Reproduce the listing below word for word, with no pictures.

===== GIVEN DATA

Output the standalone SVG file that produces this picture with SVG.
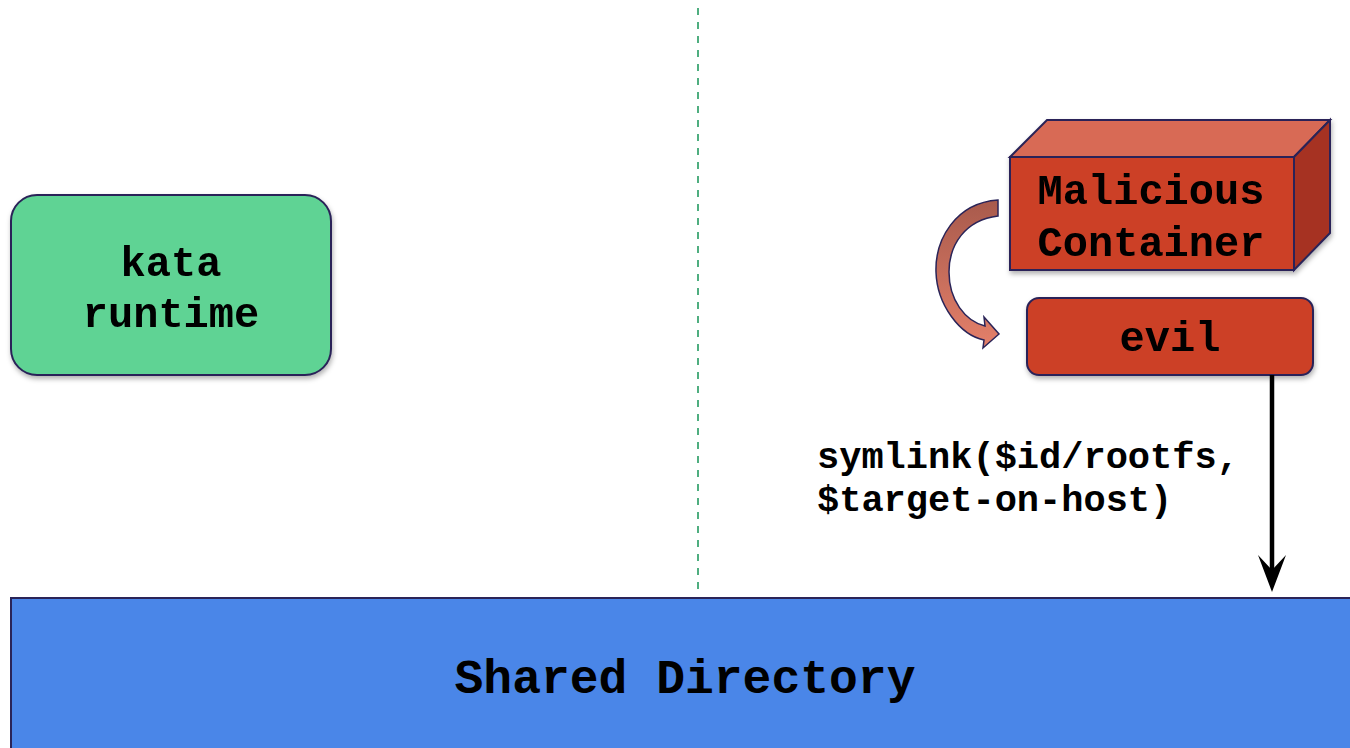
<svg xmlns="http://www.w3.org/2000/svg" width="1350" height="748" viewBox="0 0 1350 748">
<defs>
<style>
.lbl{font-family:"Liberation Mono","Courier New",monospace;font-weight:bold;fill:#000;text-anchor:middle}
.edge{font-family:"Liberation Mono","Courier New",monospace;font-weight:bold;fill:#000}
.box{stroke:#2a2458;stroke-width:2}
</style>
<filter id="sh" x="-10%" y="-10%" width="130%" height="130%">
<feDropShadow dx="1" dy="3" stdDeviation="2.5" flood-color="#000" flood-opacity="0.3"/>
</filter>
<linearGradient id="cg" x1="0" y1="0" x2="0" y2="1">
<stop offset="0" stop-color="#a85a4c"/>
<stop offset="1" stop-color="#e4806a"/>
</linearGradient>
</defs>
<rect width="1350" height="748" fill="#fff"/>
<line x1="698" y1="8" x2="698" y2="592" stroke="#4fae80" stroke-width="2" stroke-dasharray="7,7"/>
<g id="kata-runtime" filter="url(#sh)">
<rect class="box" x="11" y="195" width="320" height="180" rx="26" fill="#5fd394"/>
<text class="lbl" x="171" y="276" font-size="42">kata</text>
<text class="lbl" x="171" y="327" font-size="42">runtime</text>
</g>
<g id="malicious-container" filter="url(#sh)">
<polygon class="box" points="1010,157 1047,120 1330,120 1294,157" fill="#d86a55"/>
<polygon class="box" points="1294,157 1330,120 1330,233 1294,270" fill="#a63220"/>
<rect class="box" x="1010" y="157" width="284" height="113" fill="#cc3f27"/>
<text class="lbl" x="1151" y="204" font-size="42">Malicious</text>
<text class="lbl" x="1151" y="256" font-size="42">Container</text>
</g>
<g id="evil" filter="url(#sh)">
<rect class="box" x="1027" y="298" width="286" height="77" rx="12" fill="#cc3f27"/>
<text class="lbl" x="1170" y="351" font-size="42">evil</text>
</g>
<g id="shared-directory">
<rect class="box" x="11" y="598" width="1345" height="160" fill="#4a86e8"/>
<text class="lbl" x="685" y="693" font-size="48">Shared Directory</text>
</g>
<g id="connectors">
<path d="M 998 200 C 955 203, 935 240, 936 272 C 937 305, 960 335, 984 340 L 983 348 L 999 334 L 984 317 L 985 326 C 965 321, 949 300, 949 272 C 949 245, 965 220, 998 216 Z" fill="url(#cg)" stroke="#2a2458" stroke-width="1.5"/>
<line x1="1272" y1="375" x2="1272" y2="572" stroke="#000" stroke-width="4.5"/>
<path d="M 1258 555 L 1272 592 L 1286 555 L 1272 570 Z" fill="#000"/>
<text class="edge" x="817" y="468" font-size="37">symlink($id/rootfs,</text>
<text class="edge" x="817" y="511" font-size="37">$target-on-host)</text>
</g>
</svg>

==========

• REPLY:
Output the standalone SVG file that produces this picture with SVG.
<svg xmlns="http://www.w3.org/2000/svg" width="1350" height="748" viewBox="0 0 1350 748">
<defs>
<style>
.lbl{font-family:"Liberation Mono","Courier New",monospace;font-weight:bold;fill:#000;text-anchor:middle}
.edge{font-family:"Liberation Mono","Courier New",monospace;font-weight:bold;fill:#000}
.box{stroke:#2a2458;stroke-width:2}
</style>
<filter id="sh" x="-10%" y="-10%" width="130%" height="130%">
<feDropShadow dx="1" dy="3" stdDeviation="2.5" flood-color="#000" flood-opacity="0.3"/>
</filter>
<linearGradient id="cg" x1="0" y1="0" x2="0" y2="1">
<stop offset="0" stop-color="#a85a4c"/>
<stop offset="1" stop-color="#e4806a"/>
</linearGradient>
</defs>
<rect width="1350" height="748" fill="#fff"/>
<line x1="698" y1="8" x2="698" y2="592" stroke="#4fae80" stroke-width="2" stroke-dasharray="7,7"/>
<g id="kata-runtime" filter="url(#sh)">
<rect class="box" x="11" y="195" width="320" height="180" rx="26" fill="#5fd394"/>
<text class="lbl" x="171" y="276" font-size="42">kata</text>
<text class="lbl" x="171" y="327" font-size="42">runtime</text>
</g>
<g id="malicious-container" filter="url(#sh)">
<polygon class="box" points="1010,157 1047,120 1330,120 1294,157" fill="#d86a55"/>
<polygon class="box" points="1294,157 1330,120 1330,233 1294,270" fill="#a63220"/>
<rect class="box" x="1010" y="157" width="284" height="113" fill="#cc3f27"/>
<text class="lbl" x="1151" y="204" font-size="42">Malicious</text>
<text class="lbl" x="1151" y="256" font-size="42">Container</text>
</g>
<g id="evil" filter="url(#sh)">
<rect class="box" x="1027" y="298" width="286" height="77" rx="12" fill="#cc3f27"/>
<text class="lbl" x="1170" y="351" font-size="42">evil</text>
</g>
<g id="shared-directory">
<rect class="box" x="11" y="598" width="1345" height="160" fill="#4a86e8"/>
<text class="lbl" x="685" y="693" font-size="48">Shared Directory</text>
</g>
<g id="connectors">
<path d="M 998 200 C 955 203, 935 240, 936 272 C 937 305, 960 335, 984 340 L 983 348 L 999 334 L 984 317 L 985 326 C 965 321, 949 300, 949 272 C 949 245, 965 220, 998 216 Z" fill="url(#cg)" stroke="#2a2458" stroke-width="1.5"/>
<line x1="1272" y1="375" x2="1272" y2="572" stroke="#000" stroke-width="4.5"/>
<path d="M 1258 555 L 1272 592 L 1286 555 L 1272 570 Z" fill="#000"/>
<text class="edge" x="817" y="468" font-size="37">symlink($id/rootfs,</text>
<text class="edge" x="817" y="511" font-size="37">$target-on-host)</text>
</g>
</svg>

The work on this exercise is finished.